Si los artistas rechazan los cuadros, el Sr. Haussmann ha decidido pasar por encima de estos para amueblar los Salones anuales. Encargará a sus empleados que pinten, en sus tiempos muertos, las casas de los nuevos bulevares, de modo que, las próximas exposiciones serán un recuento de las maravillas obtenidas bajo su reinado.

Saben que el Sr. Haussmann ha defendido con vivacidad poseer una sola casa en París. Ha declarado, con gran solemnidad, que sus propiedades se encontraban en provincia.

Esta declaración era inútil, todo el mundo sabía cómo estaban las cosas. Si el Sr.
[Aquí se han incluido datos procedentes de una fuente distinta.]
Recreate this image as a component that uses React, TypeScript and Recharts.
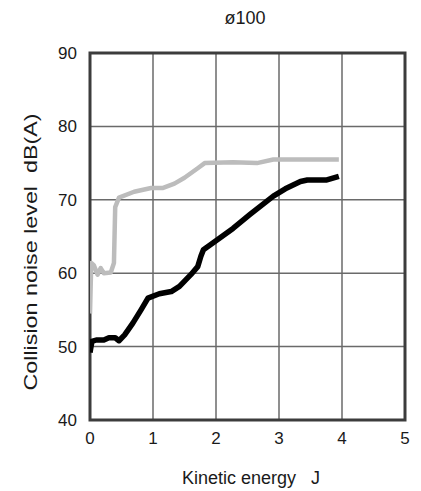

Haussmann fuera propietario en París, no se entretendría tanto en poner boca abajo esta ciudad de una manera tan ruda.

Hace muestra de su actividad al hacer brincar el pavimento; su trajín no es más que el empeño zèle de un buen funcionario. Pero sonríe bajo su barba: “Cuando vuelva París inhabitable, piensa, me retiraré al fondo de algún departamento. Me burlo de todo esto: todas mis propiedades están en provincia.”

Los periódicos anuncian que el gobierno pontificio tomó medidas para que los soldados de su armada, sin excepción, sean equipados de fusiles Remington el próximo 15 de marzo.

No se ha dicho si el papa bendecirá estos fusiles, implorando al Cielo velar por que ninguno de sus cartuchos se pierda. El papa no es rico y el plomo es caro. Cada tiro matará a su hombre, si Dios protege su dulce pontificado.

4 de febrero 1869



[1] En francés se le llama: Causerie que designa una conversación u exposición llevada con un tono familiar sin un fin determinado.

[2] Zola desea formar parte de la administración republicana.